Training Approach: The model was trained using a combination of real and synthetic data. Synthetic data, generated by other models, helps to augment the training set and improve performance on specific tasks.
Optimization Techniques: Microsoft Research employed advanced optimization techniques to ensure that Phi-2 is both efficient and effective. This includes fine-tuning the learning rate schedule, using mixed precision training, and leveraging distributed training to speed up the process.

Why It Matters

For practitioners, the release of Phi-2 offers several key benefits:

Resource Efficiency: Smaller models like Phi-2 can be deployed on edge devices and in environments with limited computational resources. This opens up new possibilities for real-world applications.
Performance Parity: Despite its smaller size, Phi-2 matches or outperforms much larger models on a variety of benchmarks.
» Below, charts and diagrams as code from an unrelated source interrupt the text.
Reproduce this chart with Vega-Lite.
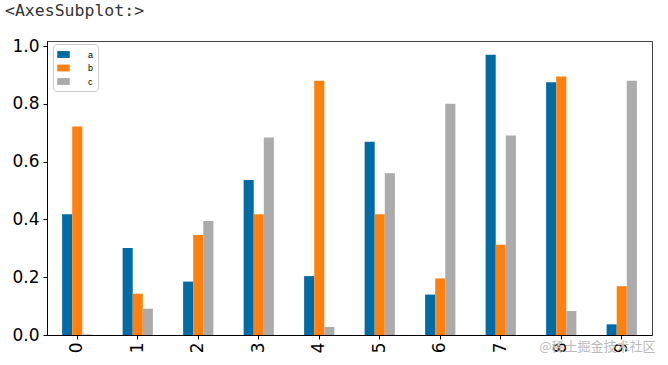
{
  "$schema": "https://vega.github.io/schema/vega-lite/v6.json",
  "width": 605,
  "height": 294,
  "autosize": "none",
  "padding": {"left": 47, "top": 41, "right": 16, "bottom": 30},
  "background": "white",
  "title": {
    "text": "<AxesSubplot:>",
    "anchor": "start",
    "frame": "group",
    "dx": -42,
    "offset": 5,
    "baseline": "alphabetic",
    "font": "DejaVu Sans Mono",
    "fontSize": 16.5,
    "fontWeight": "normal",
    "color": "#333333"
  },
  "data": {
    "values": [
      {"idx": "0", "series": "a", "value": 0.418},
      {"idx": "0", "series": "b", "value": 0.722},
      {"idx": "0", "series": "c", "value": 0.002},
      {"idx": "1", "series": "a", "value": 0.301},
      {"idx": "1", "series": "b", "value": 0.143},
      {"idx": "1", "series": "c", "value": 0.091},
      {"idx": "2", "series": "a", "value": 0.185},
      {"idx": "2", "series": "b", "value": 0.346},
      {"idx": "2", "series": "c", "value": 0.395},
      {"idx": "3", "series": "a", "value": 0.537},
      {"idx": "3", "series": "b", "value": 0.418},
      {"idx": "3", "series": "c", "value": 0.684},
      {"idx": "4", "series": "a", "value": 0.204},
      {"idx": "4", "series": "b", "value": 0.880},
      {"idx": "4", "series": "c", "value": 0.028},
      {"idx": "5", "series": "a", "value": 0.669},
      {"idx": "5", "series": "b", "value": 0.418},
      {"idx": "5", "series": "c", "value": 0.560},
      {"idx": "6", "series": "a", "value": 0.140},
      {"idx": "6", "series": "b", "value": 0.196},
      {"idx": "6", "series": "c", "value": 0.801},
      {"idx": "7", "series": "a", "value": 0.970},
      {"idx": "7", "series": "b", "value": 0.3125},
      {"idx": "7", "series": "c", "value": 0.691},
      {"idx": "8", "series": "a", "value": 0.875},
      {"idx": "8", "series": "b", "value": 0.895},
      {"idx": "8", "series": "c", "value": 0.083},
      {"idx": "9", "series": "a", "value": 0.037},
      {"idx": "9", "series": "b", "value": 0.169},
      {"idx": "9", "series": "c", "value": 0.880}
    ]
  },
  "mark": {"type": "bar"},
  "encoding": {
    "x": {
      "field": "idx",
      "type": "nominal",
      "sort": null,
      "scale": {"paddingInner": 0.5, "paddingOuter": 0.25},
      "axis": {
        "title": "@稀土掘金技术社区",
        "titleFont": "Noto Sans CJK SC",
        "titleFontSize": 13,
        "titleFontWeight": "normal",
        "titleColor": "#bbbbbb",
        "titleAnchor": "end",
        "titleAlign": "right",
        "titleBaseline": "middle",
        "titleX": 608,
        "titleY": 11,
        "labelAngle": -90,
        "labelFont": "DejaVu Sans",
        "labelFontSize": 17,
        "labelColor": "#000000",
        "labelPadding": 3,
        "tickSize": 4,
        "tickColor": "#000000",
        "domainColor": "#000000",
        "grid": false
      }
    },
    "xOffset": {
      "field": "series",
      "type": "nominal",
      "scale": {"paddingInner": 0, "paddingOuter": 0}
    },
    "y": {
      "field": "value",
      "type": "quantitative",
      "scale": {"domain": [0, 1.018], "nice": false, "zero": true},
      "axis": {
        "title": null,
        "values": [0, 0.2, 0.4, 0.6, 0.8, 1.0],
        "format": ".1f",
        "labelFont": "DejaVu Sans",
        "labelFontSize": 17,
        "labelColor": "#000000",
        "labelPadding": 4,
        "tickSize": 4,
        "tickColor": "#000000",
        "domainColor": "#000000",
        "grid": false
      }
    },
    "color": {
      "field": "series",
      "type": "nominal",
      "scale": {"domain": ["a", "b", "c"], "range": ["#006BA4", "#FF800E", "#ABABAB"]},
      "legend": {
        "title": null,
        "orient": "none",
        "legendX": 6,
        "legendY": 3,
        "padding": 4,
        "fillColor": "white",
        "strokeColor": "#cccccc",
        "cornerRadius": 3,
        "symbolType": "M-1,-0.55H1V0.55H-1Z",
        "symbolSize": 156,
        "symbolStrokeWidth": 0,
        "labelFont": "Liberation Sans",
        "labelFontSize": 9,
        "labelColor": "#000000",
        "labelOffset": 18,
        "rowPadding": 1.5
      }
    }
  },
  "config": {
    "view": {"stroke": "#444444", "strokeWidth": 1}
  }
}
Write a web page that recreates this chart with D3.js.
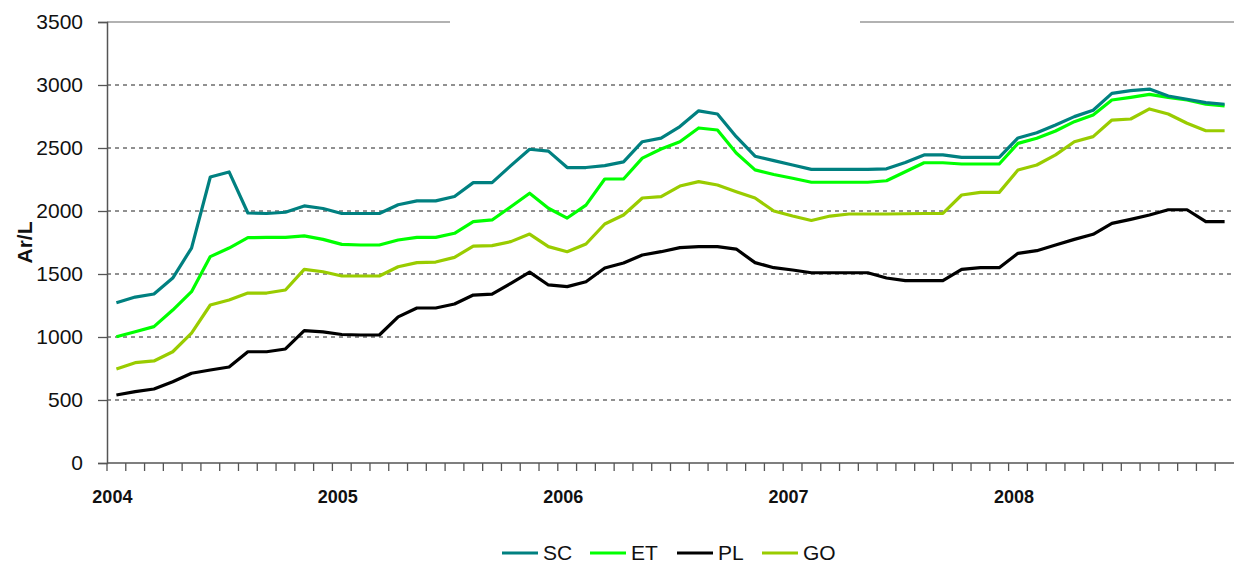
<!DOCTYPE html>
<html>
<head>
<meta charset="utf-8">
<script src="https://cdn.jsdelivr.net/npm/d3@7"></script>
<style>
  body { margin: 0; background: #fff; }
  svg { display: block; font-family: "Liberation Sans", Arial, sans-serif; }
</style>
</head>
<body>
<div id="chart"></div>
<script>
// categories: monthly, Jan 2004 .. Dec 2008
var years = ["2004", "2005", "2006", "2007", "2008"];
var months = years.flatMap(function(y) { return d3.range(1, 13).map(function(m) { return y + "-" + m; }); });

var yTicks = [0, 500, 1000, 1500, 2000, 2500, 3000, 3500];

var sc = [1272, 1317, 1341, 1468, 1706, 2270, 2310, 1984, 1980, 1990, 2040, 2020,
          1980, 1980, 1980, 2050, 2080, 2080, 2115, 2225, 2225, 2360, 2490, 2475,
          2345, 2345, 2360, 2390, 2550, 2578, 2670, 2795, 2770, 2590, 2435, 2400,
          2365, 2330, 2330, 2330, 2330, 2335, 2385, 2445, 2445, 2425, 2425, 2425,
          2580, 2621, 2683, 2749, 2800, 2934, 2955, 2968, 2913, 2887, 2860, 2847];

var et = [1002, 1042, 1082, 1214, 1360, 1638, 1706, 1788, 1790, 1790, 1802, 1775,
          1735, 1730, 1730, 1770, 1791, 1791, 1823, 1915, 1929, 2034, 2141, 2022,
          1944, 2047, 2254, 2254, 2420, 2492, 2550, 2659, 2643, 2460, 2326, 2290,
          2260, 2228, 2228, 2228, 2228, 2240, 2312, 2383, 2383, 2373, 2373, 2373,
          2537, 2577, 2635, 2709, 2762, 2881, 2902, 2926, 2902, 2881, 2847, 2834];

var pl = [540, 566, 587, 645, 712, 738, 762, 883, 883, 905, 1050, 1040,
          1020, 1016, 1016, 1160, 1230, 1230, 1262, 1333, 1341, 1426, 1515, 1413,
          1400, 1439, 1547, 1587, 1651, 1677, 1709, 1717, 1717, 1698, 1590, 1550,
          1532, 1510, 1510, 1510, 1510, 1468, 1447, 1447, 1447, 1537, 1550, 1550,
          1664, 1685, 1730, 1775, 1815, 1902, 1934, 1968, 2010, 2010, 1915, 1915];

var go = [746, 796, 810, 883, 1030, 1254, 1294, 1349, 1349, 1373, 1537, 1518,
          1484, 1484, 1484, 1558, 1590, 1595, 1632, 1722, 1725, 1757, 1817, 1717,
          1677, 1738, 1897, 1968, 2103, 2114, 2198, 2233, 2206, 2153, 2103, 2000,
          1960, 1925, 1960, 1976, 1976, 1976, 1978, 1980, 1981, 2127, 2148, 2148,
          2326, 2365, 2445, 2550, 2590, 2722, 2730, 2810, 2770, 2696, 2637, 2637];

var seriesNames = ["SC", "ET", "PL", "GO"];
var seriesColors = ["#008080", "#00ff00", "#000000", "#99cc00"];
var seriesValues = [sc, et, pl, go];
// drawing order (back to front)
var drawOrder = [3, 2, 1, 0];

var width = 1234, height = 565;
var plotLeft = 107, plotRight = 1234, plotTop = 22, plotBottom = 463;

var svg = d3.select("#chart").append("svg")
    .attr("width", width)
    .attr("height", height);

var x = d3.scaleBand().domain(months).range([plotLeft, plotRight]).padding(0);
var y = d3.scaleLinear().domain([0, 3500]).range([plotBottom, plotTop]);

// gridlines
svg.append("g").selectAll("line")
    .data(yTicks.filter(function(t) { return t > 0 && t < 3500; }))
    .enter().append("line")
    .attr("x1", plotLeft).attr("x2", plotRight)
    .attr("y1", function(d) { return y(d); })
    .attr("y2", function(d) { return y(d); })
    .attr("stroke", "#222")
    .attr("stroke-width", 1)
    .attr("stroke-dasharray", "4,4");

// top border, broken where the title box sat
var topSegs = [[plotLeft, 450], [860, plotRight]];
svg.append("g").selectAll("line")
    .data(topSegs).enter().append("line")
    .attr("x1", function(d) { return d[0]; })
    .attr("x2", function(d) { return d[1]; })
    .attr("y1", y(3500)).attr("y2", y(3500))
    .attr("stroke", "#999")
    .attr("stroke-width", 1.3);

// y axis
var yAxis = d3.axisLeft(y).tickValues(yTicks).tickSize(9).tickPadding(15).tickFormat(d3.format("d"));
var gy = svg.append("g").attr("transform", "translate(" + plotLeft + ",0)").call(yAxis);
gy.select(".domain").attr("stroke", "#555").attr("stroke-width", 1.5);
gy.selectAll(".tick line").attr("stroke", "#555").attr("stroke-width", 1.3);
gy.selectAll("text").attr("font-size", 21).attr("fill", "#111")
    .attr("font-family", "Liberation Sans, Arial, sans-serif");

// x axis: ticks at month boundaries
var gx = svg.append("g").attr("transform", "translate(0," + plotBottom + ")");
gx.append("line").attr("x1", plotLeft).attr("x2", plotRight)
    .attr("stroke", "#555").attr("stroke-width", 1.5);
gx.selectAll("line.tk")
    .data(months).enter().append("line")
    .attr("class", "tk")
    .attr("x1", function(d) { return x(d); })
    .attr("x2", function(d) { return x(d); })
    .attr("y1", 0).attr("y2", 8)
    .attr("stroke", "#555").attr("stroke-width", 1.3);
gx.selectAll("text")
    .data(years).enter().append("text")
    .attr("x", function(d) { return x(d + "-1") + x.bandwidth() / 2 - 4; })
    .attr("y", 40)
    .attr("text-anchor", "middle")
    .attr("font-size", 18)
    .attr("font-weight", "bold")
    .attr("fill", "#111")
    .text(function(d) { return d; });

// y title
svg.append("text")
    .attr("transform", "translate(32," + ((plotTop + plotBottom) / 2) + ") rotate(-90)")
    .attr("text-anchor", "middle")
    .attr("font-size", 21)
    .attr("font-weight", "bold")
    .attr("fill", "#111")
    .text("Ar/L");

// lines
var line = d3.line()
    .x(function(d, i) { return x(months[i]) + x.bandwidth() / 2; })
    .y(function(d) { return y(d); });

drawOrder.forEach(function(k) {
  svg.append("path")
    .datum(seriesValues[k])
    .attr("d", line)
    .attr("fill", "none")
    .attr("stroke", seriesColors[k])
    .attr("stroke-width", 3.2)
    .attr("stroke-linejoin", "round");
});

// legend
var legendX = [502, 590, 677, 762];
var legend = svg.append("g").attr("transform", "translate(0,553)");
seriesNames.forEach(function(name, k) {
  legend.append("line")
    .attr("x1", legendX[k]).attr("x2", legendX[k] + 36)
    .attr("y1", 0).attr("y2", 0)
    .attr("stroke", seriesColors[k])
    .attr("stroke-width", 3.2);
  legend.append("text")
    .attr("x", legendX[k] + 41)
    .attr("y", 7)
    .attr("font-size", 21)
    .attr("fill", "#111")
    .text(name);
});
</script>
</body>
</html>
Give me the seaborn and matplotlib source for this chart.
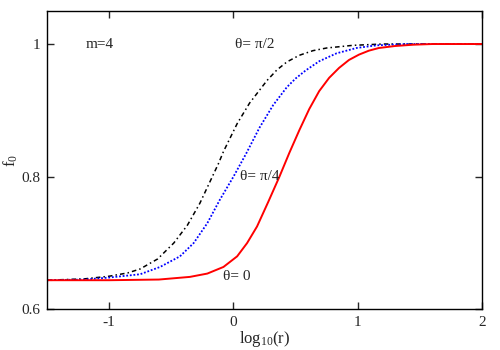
import pandas as pd
import numpy as np
import matplotlib
matplotlib.use('Agg')
import matplotlib.pyplot as plt
import seaborn as sns

# dados (theta = 0, pi/4, pi/2)
x_red = [-1.5, -1.0, -0.6, -0.35, -0.21, -0.08, 0.03, 0.11, 0.19, 0.28, 0.37, 0.45,
         0.53, 0.61, 0.69, 0.77, 0.85, 0.93, 1.01, 1.09, 1.17, 1.3, 1.45, 1.6, 2.0]
y_red = [0.644, 0.644, 0.645, 0.649, 0.654, 0.664, 0.680, 0.700, 0.725, 0.762, 0.800, 0.836,
         0.870, 0.902, 0.929, 0.949, 0.964, 0.976, 0.984, 0.990, 0.994, 0.997, 0.999, 1.0, 1.0]

x_blue = [-1.5, -1.2, -1.0, -0.75, -0.59, -0.43, -0.32, -0.21, -0.11, 0.0, 0.1, 0.21,
          0.32, 0.43, 0.5, 0.58, 0.69, 0.83, 0.99, 1.15, 1.4, 2.0]
y_blue = [0.644, 0.645, 0.648, 0.653, 0.664, 0.680, 0.700, 0.730, 0.765, 0.800, 0.834, 0.874,
          0.908, 0.935, 0.948, 0.960, 0.974, 0.986, 0.994, 0.998, 1.0, 1.0]

x_black = [-1.5, -1.2, -1.0, -0.85, -0.75, -0.61, -0.48, -0.37, -0.27, -0.19, -0.12, -0.08,
           0.03, 0.13, 0.27, 0.35, 0.43, 0.53, 0.64, 0.75, 0.96, 1.2, 2.0]
y_black = [0.644, 0.646, 0.650, 0.655, 0.661, 0.676, 0.700, 0.727, 0.760, 0.792, 0.820, 0.838,
           0.880, 0.911, 0.945, 0.961, 0.973, 0.983, 0.990, 0.994, 0.998, 1.0, 1.0]

x_ticks = [-1, 0, 1, 2]
x_ticklabels = ['-1', '0', '1', '2']
y_ticks = [0.6, 0.8, 1.0]
y_ticklabels = ['0.6', '0.8', '1']

sns.set_style('ticks')
plt.rcParams['font.family'] = ['Liberation Serif', 'DejaVu Serif']
plt.rcParams['mathtext.fontset'] = 'custom'
plt.rcParams['mathtext.rm'] = 'Liberation Serif'
plt.rcParams['mathtext.it'] = 'Liberation Serif'

fig = plt.figure(figsize=(5, 3.5), dpi=100)
ax = fig.add_axes([0.094, 0.116, 0.87, 0.853])

sns.lineplot(x=x_black, y=y_black, ax=ax, color='black', linewidth=1.1,
             linestyle=(0, (3, 2, 1, 2)), estimator=None)
sns.lineplot(x=x_blue, y=y_blue, ax=ax, color='blue', linewidth=1.3,
             linestyle=(0, (1, 1)), estimator=None)
sns.lineplot(x=x_red, y=y_red, ax=ax, color='red', linewidth=1.4,
             linestyle='-', estimator=None)

ax.set_xlim(-1.5, 2)
ax.set_ylim(0.6, 1.05)
ax.set_xticks(x_ticks)
ax.set_xticklabels(x_ticklabels)
ax.set_yticks(y_ticks)
ax.set_yticklabels(y_ticklabels)
ax.tick_params(direction='in', top=True, right=True, length=5, width=1, labelsize=11, pad=5)
for s in ax.spines.values():
    s.set_linewidth(1)
    s.set_color('black')

ax.set_xlabel(r'log$_{10}$(r)', fontsize=12, labelpad=0)
ax.set_ylabel(r'f$_0$', fontsize=12, labelpad=1)

ax.text(-1.19, 1.0, 'm=4', fontsize=11, va='center')
ax.text(0.01, 1.0, 'θ= π/2', fontsize=11, va='center')
ax.text(0.054, 0.80, 'θ= π/4', fontsize=11, va='center')
ax.text(-0.085, 0.650, 'θ= 0', fontsize=11, va='center')

fig.savefig('out.png', dpi=100)
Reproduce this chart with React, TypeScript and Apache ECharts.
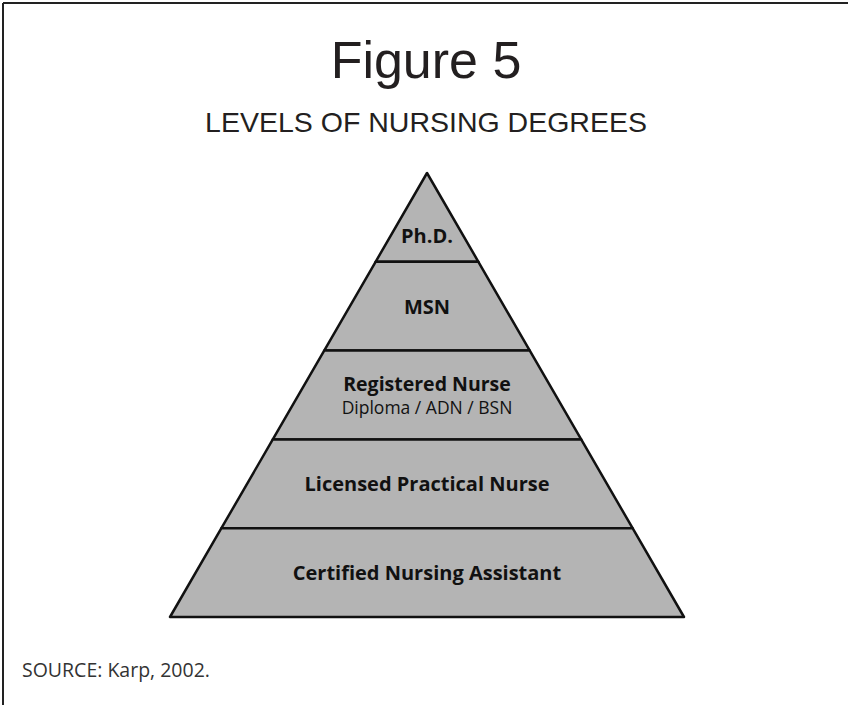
import React, { useEffect, useRef } from "react";
import * as echarts from "echarts";

const titleText = "Figure 5";
const subtitleText = "LEVELS OF NURSING DEGREES";
const sourceText = "SOURCE: Karp, 2002.";

// top to bottom
const levelNames = [
  "Ph.D.",
  "MSN",
  "Registered Nurse",
  "Licensed Practical Nurse",
  "Certified Nursing Assistant",
];
const levelSubtitles = ["", "", "Diploma / ADN / BSN", "", ""];
const levelValues = [1, 2, 3, 4, 5];

const FILL = "#b4b4b4";
const LABEL_FONT = "'Open Sans', 'Noto Sans', sans-serif";
const HEAD_FONT = "'Liberation Sans', Arial, sans-serif";

export default function App() {
  const ref = useRef<HTMLDivElement>(null);

  useEffect(() => {
    if (!ref.current) return;
    const chart = echarts.init(ref.current, undefined, { renderer: "svg" });

    const data = levelNames.map((name, i) => {
      const item: any = { name, value: levelValues[i] };
      if (levelSubtitles[i]) {
        item.label = {
          formatter: `{a|${name}}\n{b|${levelSubtitles[i]}}`,
        };
      }
      if (i === 0) {
        item.label = { padding: [37, 0, 0, 0] };
      }
      return item;
    });

    chart.setOption({
      animation: false,
      backgroundColor: "#ffffff",
      graphic: [
        {
          type: "line",
          shape: { x1: 3, y1: 3, x2: 848, y2: 3 },
          style: { stroke: "#222", lineWidth: 2 },
          silent: true,
        },
        {
          type: "line",
          shape: { x1: 3, y1: 3, x2: 3, y2: 705 },
          style: { stroke: "#222", lineWidth: 2 },
          silent: true,
        },
        {
          type: "text",
          x: 426,
          y: 60,
          style: {
            text: titleText,
            fontFamily: HEAD_FONT,
            fontSize: 52,
            fill: "#231f20",
            align: "center",
            verticalAlign: "middle",
          },
        },
        {
          type: "text",
          x: 426,
          y: 122,
          style: {
            text: subtitleText,
            fontFamily: HEAD_FONT,
            fontSize: 28.5,
            fill: "#231f20",
            align: "center",
            verticalAlign: "middle",
          },
        },
        {
          type: "text",
          x: 22,
          y: 669,
          style: {
            text: sourceText,
            fontFamily: LABEL_FONT,
            fontSize: 19.5,
            fill: "#333",
            align: "left",
            verticalAlign: "middle",
          },
        },
      ],
      series: [
        {
          type: "funnel",
          left: 170,
          top: 173,
          width: 514,
          height: 444,
          min: 0,
          max: 5,
          minSize: "0%",
          maxSize: "100%",
          sort: "ascending",
          gap: 0,
          silent: true,
          emphasis: { disabled: true },
          itemStyle: {
            color: FILL,
            borderColor: "#111",
            borderWidth: 2.5,
            borderJoin: "miter",
          },
          label: {
            show: true,
            position: "inside",
            color: "#111",
            fontFamily: LABEL_FONT,
            fontWeight: "bold",
            fontSize: 20,
            rich: {
              a: {
                fontFamily: LABEL_FONT,
                fontWeight: "bold",
                fontSize: 19.5,
                color: "#111",
                lineHeight: 24,
              },
              b: {
                fontFamily: LABEL_FONT,
                fontWeight: "normal",
                fontSize: 17.5,
                color: "#111",
                lineHeight: 24,
              },
            },
          },
          labelLine: { show: false },
          data,
        },
      ],
    });

    return () => chart.dispose();
  }, []);

  return (
    <div
      ref={ref}
      style={{
        position: "fixed",
        left: 0,
        top: 0,
        width: 848,
        height: 705,
        background: "#fff",
      }}
    />
  );
}
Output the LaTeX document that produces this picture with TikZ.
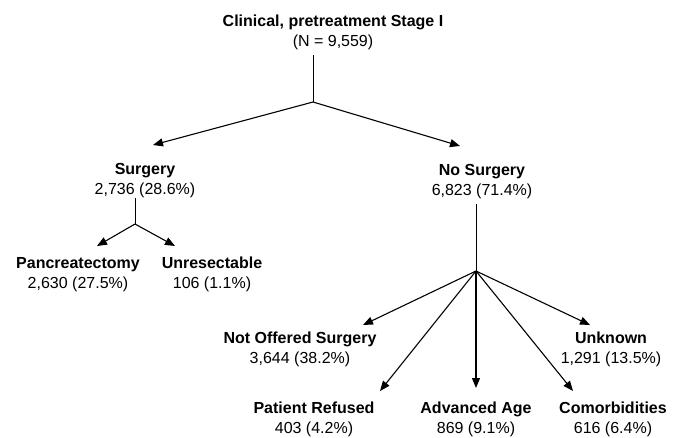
\documentclass[tikz,border=0pt]{standalone}
\usepackage{fontspec}
\setmainfont{Liberation Sans}
\usepackage{tikz}
\usetikzlibrary{arrows.meta}

\begin{document}
\begin{tikzpicture}[x=1pt,y=-1pt,
    box/.style={anchor=north,align=center,inner sep=0pt,font=\fontsize{16}{20}\selectfont},
    arr/.style={line width=1.1pt,-{Triangle[length=10pt,width=8pt]}},
    stem/.style={line width=0.9pt}]
    \useasboundingbox (0,0) rectangle (678,437);

    % Boxes
    \node[box] (title) at (333,15) {\textbf{Clinical, pretreatment Stage I}\\(N = 9,559)};
    \node[box] (surg) at (145,163) {\textbf{Surgery}\\2,736 (28.6\%)};
    \node[box] (nosurg) at (482,164) {\textbf{No Surgery}\\6,823 (71.4\%)};
    \node[box] (panc) at (78,257) {\textbf{Pancreatectomy}\\2,630 (27.5\%)};
    \node[box] (unres) at (212,257) {\textbf{Unresectable}\\106 (1.1\%)};
    \node[box] (notoff) at (300,332) {\textbf{Not Offered Surgery}\\3,644 (38.2\%)};
    \node[box] (unknown) at (611,332) {\textbf{Unknown}\\1,291 (13.5\%)};
    \node[box] (refused) at (314,402) {\textbf{Patient Refused}\\403 (4.2\%)};
    \node[box] (age) at (476,402) {\textbf{Advanced Age}\\869 (9.1\%)};
    \node[box] (comorb) at (613,402) {\textbf{Comorbidities}\\616 (6.4\%)};

    % Branch points
    \coordinate (tophub) at (313,102);
    \coordinate (surghub) at (135,224);
    \coordinate (nshub) at (476,271);

    % Stems
    \draw[stem] ([yshift=-5pt]title.south -| tophub) -- (tophub);
    \draw[stem] (surg.south -| surghub) -- (surghub);
    \draw[stem] ([yshift=-5pt]nosurg.south -| nshub) -- (nshub);

    % Arrows
    \draw[arr] (tophub) -- ([xshift=8pt,yshift=18pt]surg.north);
    \draw[arr] (tophub) -- ([xshift=-22pt,yshift=18pt]nosurg.north);
    \draw[arr] (surghub) -- ([xshift=19pt,yshift=11pt]panc.north);
    \draw[arr] (surghub) -- ([xshift=-37pt,yshift=11pt]unres.north);
    \draw[arr] (nshub) -- ([xshift=63pt,yshift=7pt]notoff.north);
    \draw[arr] (nshub) -- ([xshift=-21pt,yshift=7pt]unknown.north);
    \draw[arr] (nshub) -- ([xshift=66pt,yshift=11pt]refused.north);
    \draw[arr] (nshub) -- ([yshift=14pt]age.north);
    \draw[arr] (nshub) -- ([xshift=-40pt,yshift=11pt]comorb.north);
\end{tikzpicture}
\end{document}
This means that you don't have to sacrifice performance to gain efficiency.
Flexibility: The model's versatility in handling different types of tasks (coding, reasoning, language understanding) makes it a valuable tool for a wide range of applications.

Conclusion

Phi-2 is a significant step forward in the development of small language models. Its parameter efficiency and strong performance on complex benchmarks make it a compelling choice for practitioners looking to balance resource constraints with high performance. As Microsoft continues to push the boundaries of what SLMs can achieve, we can expect more innovations in this space.